• _What to do_: Retype exactly the lines from the first one through the line with "const yUnitLabel = 'Thousands';", including both ends; skip any pictures.

--- Information shown ---

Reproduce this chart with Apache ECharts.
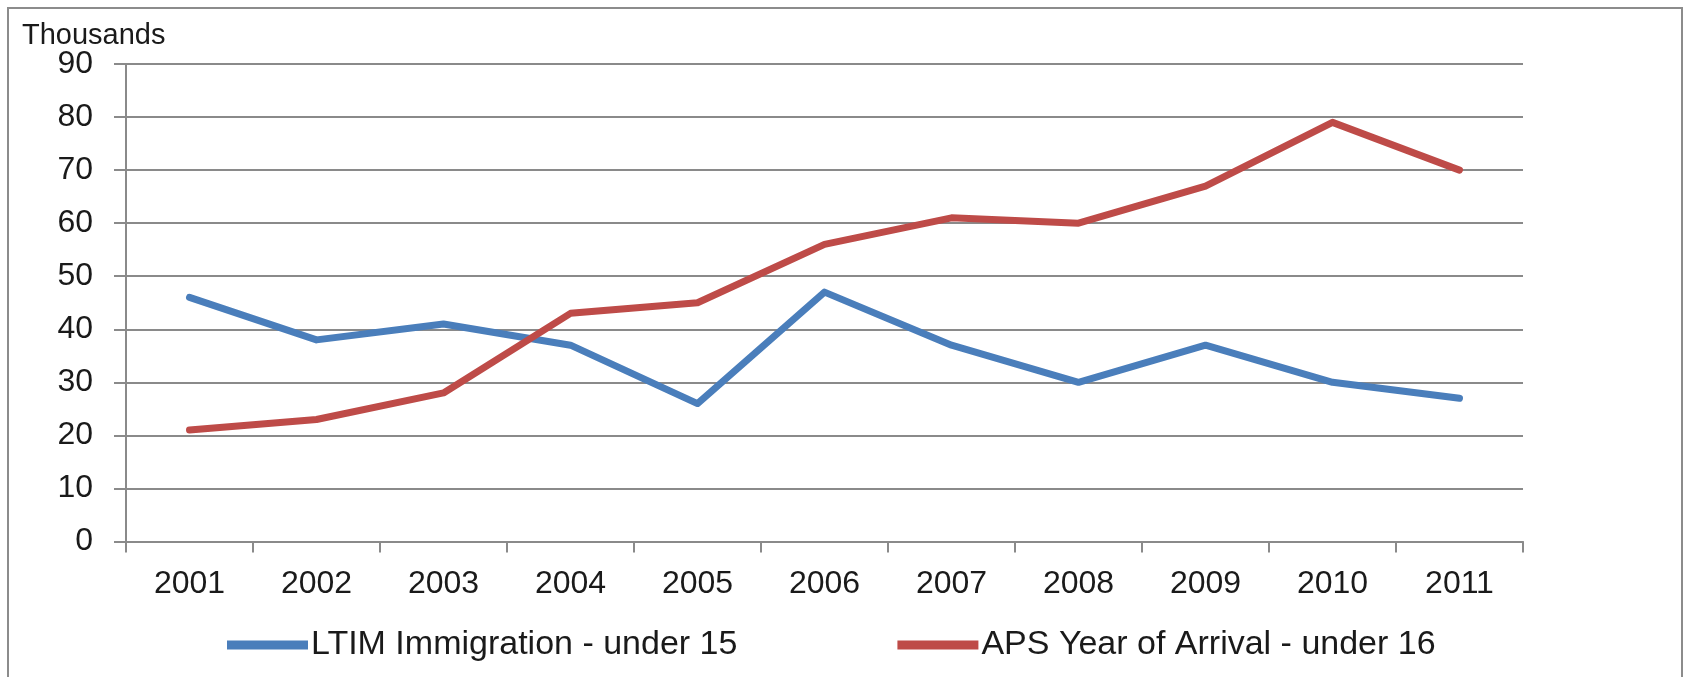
<!DOCTYPE html>
<html>
<head>
<meta charset="utf-8">
<script src="https://cdn.jsdelivr.net/npm/echarts@6/dist/echarts.min.js"></script>
<style>
html,body{margin:0;padding:0;background:#fff;}
#chart{width:1683px;height:677px;}
</style>
</head>
<body>
<div id="chart"></div>
<script>
const years = ['2001','2002','2003','2004','2005','2006','2007','2008','2009','2010','2011'];
const ltimUnder15 = [46, 38, 41, 37, 26, 47, 37, 30, 37, 30, 27];
const apsUnder16 = [21, 23, 28, 43, 45, 56, 61, 60, 67, 79, 70];
const seriesNames = ['LTIM Immigration - under 15', 'APS Year of Arrival - under 16'];
const yUnitLabel = 'Thousands';

const FONT = '"Liberation Sans", Arial, sans-serif';
const gridColor = '#8a8a8a';

const chart = echarts.init(document.getElementById('chart'), null, {renderer: 'canvas'});
chart.setOption({
  animation: false,
  backgroundColor: '#ffffff',
  textStyle: {fontFamily: FONT},
  graphic: [
    {
      type: 'rect',
      shape: {x: 8, y: 8, width: 1674, height: 720},
      style: {fill: 'none', stroke: '#8c8c8c', lineWidth: 2},
      silent: true
    },
    {
      type: 'text',
      left: 22,
      top: 21,
      style: {text: yUnitLabel, font: '29px ' + FONT, fill: '#1a1a1a'}
    }
  ],
  grid: {left: 126, right: 160, top: 64, bottom: 135.5, containLabel: false},
  legend: {
    left: 222,
    top: 623,
    itemWidth: 81,
    itemHeight: 9,
    itemGap: 160,
    icon: 'rect',
    textStyle: {fontSize: 34, fontFamily: FONT, color: '#1a1a1a', padding: [0, 0, 0, -2]},
    data: seriesNames
  },
  xAxis: {
    type: 'category',
    data: years,
    boundaryGap: true,
    axisLine: {lineStyle: {color: gridColor, width: 2}},
    axisTick: {show: true, length: 11, lineStyle: {color: gridColor, width: 2}},
    axisLabel: {fontSize: 32, lineHeight: 32, margin: 27, color: '#1a1a1a', fontFamily: FONT},
    splitLine: {show: false}
  },
  yAxis: {
    type: 'value',
    min: 0,
    max: 90,
    interval: 10,
    axisLine: {show: true, lineStyle: {color: gridColor, width: 2}},
    axisTick: {show: true, length: 12, lineStyle: {color: gridColor, width: 2}},
    axisLabel: {fontSize: 32, margin: 33, color: '#1a1a1a', fontFamily: FONT},
    splitLine: {show: true, lineStyle: {color: gridColor, width: 2}}
  },
  series: [
    {
      name: seriesNames[0],
      type: 'line',
      data: ltimUnder15,
      symbol: 'none',
      color: '#4A7EBB',
      lineStyle: {width: 7, color: '#4A7EBB', cap: 'round', join: 'round'}
    },
    {
      name: seriesNames[1],
      type: 'line',
      data: apsUnder16,
      symbol: 'none',
      color: '#BE4B48',
      lineStyle: {width: 7, color: '#BE4B48', cap: 'round', join: 'round'}
    }
  ]
});
</script>
</body>
</html>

---

• _Response_:
Reproduce this chart with Apache ECharts.
<!DOCTYPE html>
<html>
<head>
<meta charset="utf-8">
<script src="https://cdn.jsdelivr.net/npm/echarts@6/dist/echarts.min.js"></script>
<style>
html,body{margin:0;padding:0;background:#fff;}
#chart{width:1683px;height:677px;}
</style>
</head>
<body>
<div id="chart"></div>
<script>
const years = ['2001','2002','2003','2004','2005','2006','2007','2008','2009','2010','2011'];
const ltimUnder15 = [46, 38, 41, 37, 26, 47, 37, 30, 37, 30, 27];
const apsUnder16 = [21, 23, 28, 43, 45, 56, 61, 60, 67, 79, 70];
const seriesNames = ['LTIM Immigration - under 15', 'APS Year of Arrival - under 16'];
const yUnitLabel = 'Thousands';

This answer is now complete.